Did you hear the one about the crazy feminist who made a society president dress up as a transvestite? They won a film award.
This year has seen Wessex Films go from strength to strength, from having their mock trailers screened at Union Films to winning awards for their short films at national festivals. Their latest production to receive industry praise is the feminist art house piece, Triumph, written and directed by third year film student and Emma Kinni.
The film, which saw its festival premiere at this year’s London Screentest in March (the only national student film festival), has impressed judges and audiences across the pond by winning an award of merit at the Best Shorts competition in La Jolla, California. It may not be Hollywood, but it’s the same state. And that’s a lot closer to Tinseltown than most student film-makers expect to get with their debut film.
Triumph tells the story of a girl seeking revenge on a cheating partner, and stars first year Film and English student Alice Budd as the jilted lover. Budd, regularly described as Kinni’s “muse”, described working on the film as “a lot of fun. Emma is a brilliant director to work with. But she does use an awful lot of fake blood”.
Despite the usual animosity that exists between Southampton University and Solent University, Triumph was put together with an acting cast provided by our very own Wessex Films and a technical crew supplied by Solent. Sam Elliott, director of photography and editor of Triumph says: “This shows what can happen when students from two very different universities work together on a unified project. We had a great team of mixed talent.”

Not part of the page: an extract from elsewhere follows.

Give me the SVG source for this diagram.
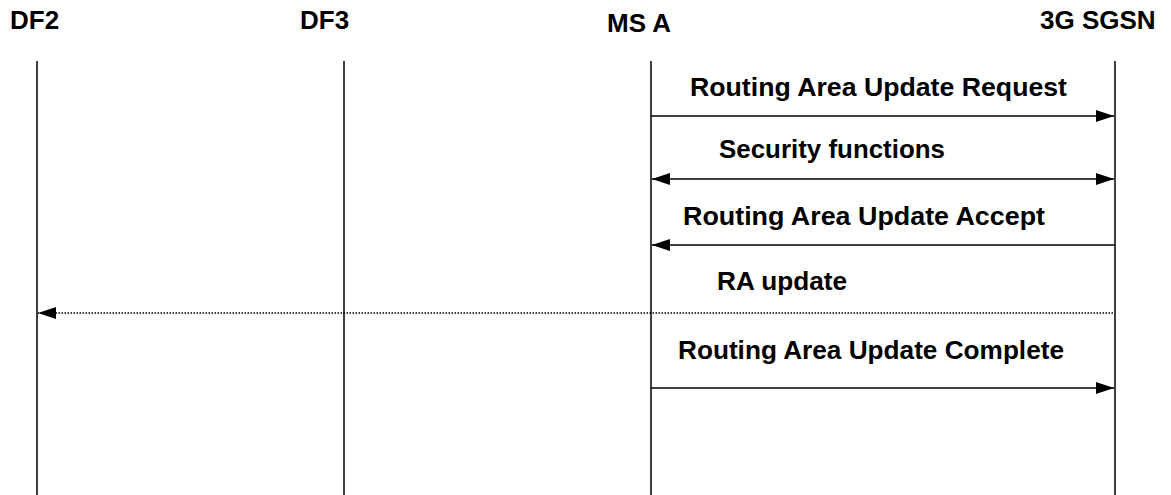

Co-star Dom Ellis, who played a transvestite, was in no way embarrassed of his gender crossing role, focusing instead on the accolades his society is racking up for the university. “One year on from becoming Wessex Films president and we’ve won a National Award for Best Short Film and a National Award for Best Television Drama. My speech for this year’s AGM seems to be writing itself!”
Kinni looks to have become bold with the success her debut has received, setting her sights even higher second time round. She has already shot her second short, an indirect sequel to Triumph, with the working title John F. Smith. “The plan is to submit John F. Smith to Raindance Festival and see what happens. I’ve got really high hopes for this one”. Raindance is one of the world’s most prestigious festivals for independent cinema, established in Britain in 1993.
Triumph is currently in consideration for several other awards, and public distribution of it is prohibited by competition regulations – meaning that it can’t be uploaded to YouTube. On its ascent to stardom it has, however, picked up a listing on IMDb.
John F. Smith, reuniting the cast of Triumph and adding a few new faces, is in post-production, due to be completed in June. Shot this time round by Will Kee, the third year Philosophy student behind the successful Wessex Films promo video, audiences can expect style in abundance. And fake blood.